* _WHAT YOU SHOULD DO_
Lift out all lines below that contain "this".

* _SOURCE DATA_
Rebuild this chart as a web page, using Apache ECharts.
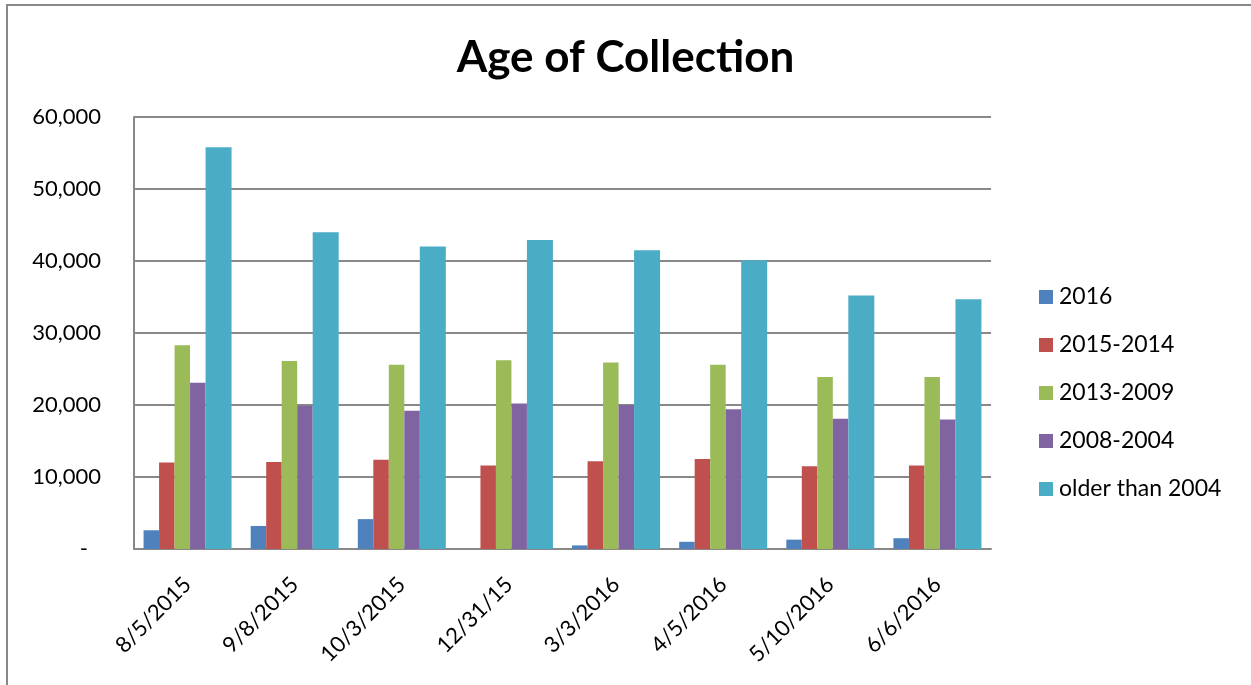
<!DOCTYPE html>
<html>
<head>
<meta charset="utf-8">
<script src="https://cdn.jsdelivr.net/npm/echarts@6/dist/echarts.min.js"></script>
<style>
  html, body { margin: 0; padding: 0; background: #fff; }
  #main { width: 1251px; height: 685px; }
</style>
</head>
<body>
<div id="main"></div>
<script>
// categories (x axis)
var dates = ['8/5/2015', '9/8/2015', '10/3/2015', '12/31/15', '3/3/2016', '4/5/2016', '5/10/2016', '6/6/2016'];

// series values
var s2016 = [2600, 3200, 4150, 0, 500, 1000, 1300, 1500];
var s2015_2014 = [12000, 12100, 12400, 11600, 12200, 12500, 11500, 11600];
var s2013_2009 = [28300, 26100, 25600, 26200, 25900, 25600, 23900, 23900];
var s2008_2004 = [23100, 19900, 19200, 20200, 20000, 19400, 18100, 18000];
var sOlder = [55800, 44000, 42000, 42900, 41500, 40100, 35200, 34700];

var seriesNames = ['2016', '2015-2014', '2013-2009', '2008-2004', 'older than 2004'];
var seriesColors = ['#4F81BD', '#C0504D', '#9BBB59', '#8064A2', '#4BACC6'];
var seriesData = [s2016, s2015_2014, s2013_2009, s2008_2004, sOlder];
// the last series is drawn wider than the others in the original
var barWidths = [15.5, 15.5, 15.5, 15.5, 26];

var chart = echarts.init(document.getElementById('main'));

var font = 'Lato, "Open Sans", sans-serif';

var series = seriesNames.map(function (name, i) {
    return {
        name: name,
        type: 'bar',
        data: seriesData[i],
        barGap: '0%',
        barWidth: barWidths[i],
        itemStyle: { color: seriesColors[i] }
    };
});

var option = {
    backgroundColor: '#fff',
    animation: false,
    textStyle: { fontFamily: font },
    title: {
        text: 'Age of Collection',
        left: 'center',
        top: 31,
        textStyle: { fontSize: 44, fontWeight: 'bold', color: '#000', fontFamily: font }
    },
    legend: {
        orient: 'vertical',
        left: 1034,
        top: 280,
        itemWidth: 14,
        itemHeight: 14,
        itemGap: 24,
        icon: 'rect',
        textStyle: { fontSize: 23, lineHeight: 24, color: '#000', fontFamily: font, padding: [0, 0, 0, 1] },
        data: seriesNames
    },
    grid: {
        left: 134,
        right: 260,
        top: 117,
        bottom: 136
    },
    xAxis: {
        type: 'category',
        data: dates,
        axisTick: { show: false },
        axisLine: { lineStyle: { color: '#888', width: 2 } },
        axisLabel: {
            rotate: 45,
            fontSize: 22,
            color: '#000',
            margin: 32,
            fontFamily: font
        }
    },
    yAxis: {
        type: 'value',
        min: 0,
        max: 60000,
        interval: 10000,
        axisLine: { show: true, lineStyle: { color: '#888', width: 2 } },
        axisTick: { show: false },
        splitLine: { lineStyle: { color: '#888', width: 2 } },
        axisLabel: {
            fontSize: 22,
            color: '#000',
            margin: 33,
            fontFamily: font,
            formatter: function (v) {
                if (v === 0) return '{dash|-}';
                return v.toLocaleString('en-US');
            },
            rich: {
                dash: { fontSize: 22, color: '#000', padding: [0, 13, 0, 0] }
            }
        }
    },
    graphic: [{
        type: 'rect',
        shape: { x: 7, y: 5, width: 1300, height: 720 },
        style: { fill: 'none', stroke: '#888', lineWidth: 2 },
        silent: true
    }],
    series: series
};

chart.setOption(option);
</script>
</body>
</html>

==

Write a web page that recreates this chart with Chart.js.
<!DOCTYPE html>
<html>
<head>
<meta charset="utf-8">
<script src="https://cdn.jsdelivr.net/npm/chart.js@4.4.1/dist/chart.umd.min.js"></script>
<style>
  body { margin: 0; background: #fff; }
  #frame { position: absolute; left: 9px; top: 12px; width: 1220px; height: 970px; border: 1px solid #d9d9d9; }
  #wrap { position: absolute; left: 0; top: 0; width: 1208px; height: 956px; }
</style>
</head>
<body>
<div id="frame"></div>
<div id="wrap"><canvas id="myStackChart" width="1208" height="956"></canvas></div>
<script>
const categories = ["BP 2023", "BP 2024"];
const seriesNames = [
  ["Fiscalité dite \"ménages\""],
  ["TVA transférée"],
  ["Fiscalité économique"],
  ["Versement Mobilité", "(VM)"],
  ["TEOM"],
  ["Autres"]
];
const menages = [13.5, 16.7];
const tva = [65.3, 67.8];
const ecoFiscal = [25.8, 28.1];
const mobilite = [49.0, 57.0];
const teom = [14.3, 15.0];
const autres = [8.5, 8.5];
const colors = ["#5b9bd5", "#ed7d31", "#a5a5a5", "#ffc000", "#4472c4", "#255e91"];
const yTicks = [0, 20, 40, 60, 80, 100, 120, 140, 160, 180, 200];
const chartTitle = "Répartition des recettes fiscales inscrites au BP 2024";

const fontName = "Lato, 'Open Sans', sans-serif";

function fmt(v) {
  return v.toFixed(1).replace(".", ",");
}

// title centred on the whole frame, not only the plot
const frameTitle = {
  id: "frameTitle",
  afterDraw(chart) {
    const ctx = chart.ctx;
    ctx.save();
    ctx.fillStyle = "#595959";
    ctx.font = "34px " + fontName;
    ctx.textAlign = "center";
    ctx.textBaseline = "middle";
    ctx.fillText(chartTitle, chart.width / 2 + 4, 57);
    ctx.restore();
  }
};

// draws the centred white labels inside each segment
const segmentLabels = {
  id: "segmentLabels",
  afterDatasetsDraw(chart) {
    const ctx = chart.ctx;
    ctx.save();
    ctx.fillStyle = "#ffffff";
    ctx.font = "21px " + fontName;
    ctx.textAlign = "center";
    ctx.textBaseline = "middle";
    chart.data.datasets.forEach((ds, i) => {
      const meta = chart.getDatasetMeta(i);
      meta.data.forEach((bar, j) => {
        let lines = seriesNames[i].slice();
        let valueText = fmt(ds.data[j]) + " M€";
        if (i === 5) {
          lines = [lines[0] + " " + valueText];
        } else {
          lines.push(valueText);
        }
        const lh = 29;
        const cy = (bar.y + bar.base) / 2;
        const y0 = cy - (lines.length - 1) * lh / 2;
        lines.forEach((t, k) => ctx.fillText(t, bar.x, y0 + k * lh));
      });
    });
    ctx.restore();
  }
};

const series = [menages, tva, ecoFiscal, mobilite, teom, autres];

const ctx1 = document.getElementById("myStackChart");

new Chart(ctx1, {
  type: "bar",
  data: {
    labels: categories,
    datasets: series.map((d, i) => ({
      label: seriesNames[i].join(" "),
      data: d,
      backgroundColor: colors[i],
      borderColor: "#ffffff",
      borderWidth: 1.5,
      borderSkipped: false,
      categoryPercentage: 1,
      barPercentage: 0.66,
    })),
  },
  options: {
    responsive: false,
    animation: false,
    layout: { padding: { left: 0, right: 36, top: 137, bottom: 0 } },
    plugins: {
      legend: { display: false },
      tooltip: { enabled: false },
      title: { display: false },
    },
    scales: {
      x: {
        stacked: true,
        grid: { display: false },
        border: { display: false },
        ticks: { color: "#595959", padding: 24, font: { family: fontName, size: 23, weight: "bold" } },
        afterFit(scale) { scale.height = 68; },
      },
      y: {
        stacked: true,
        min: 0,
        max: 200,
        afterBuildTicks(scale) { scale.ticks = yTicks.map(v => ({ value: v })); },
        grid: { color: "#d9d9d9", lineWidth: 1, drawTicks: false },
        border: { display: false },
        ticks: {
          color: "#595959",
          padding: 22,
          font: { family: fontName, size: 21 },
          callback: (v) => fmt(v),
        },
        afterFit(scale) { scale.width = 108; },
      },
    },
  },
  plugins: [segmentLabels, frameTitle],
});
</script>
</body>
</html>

* _SOLUTION_
Rebuild this chart as a web page, using Apache ECharts.
Write a web page that recreates this chart with Chart.js.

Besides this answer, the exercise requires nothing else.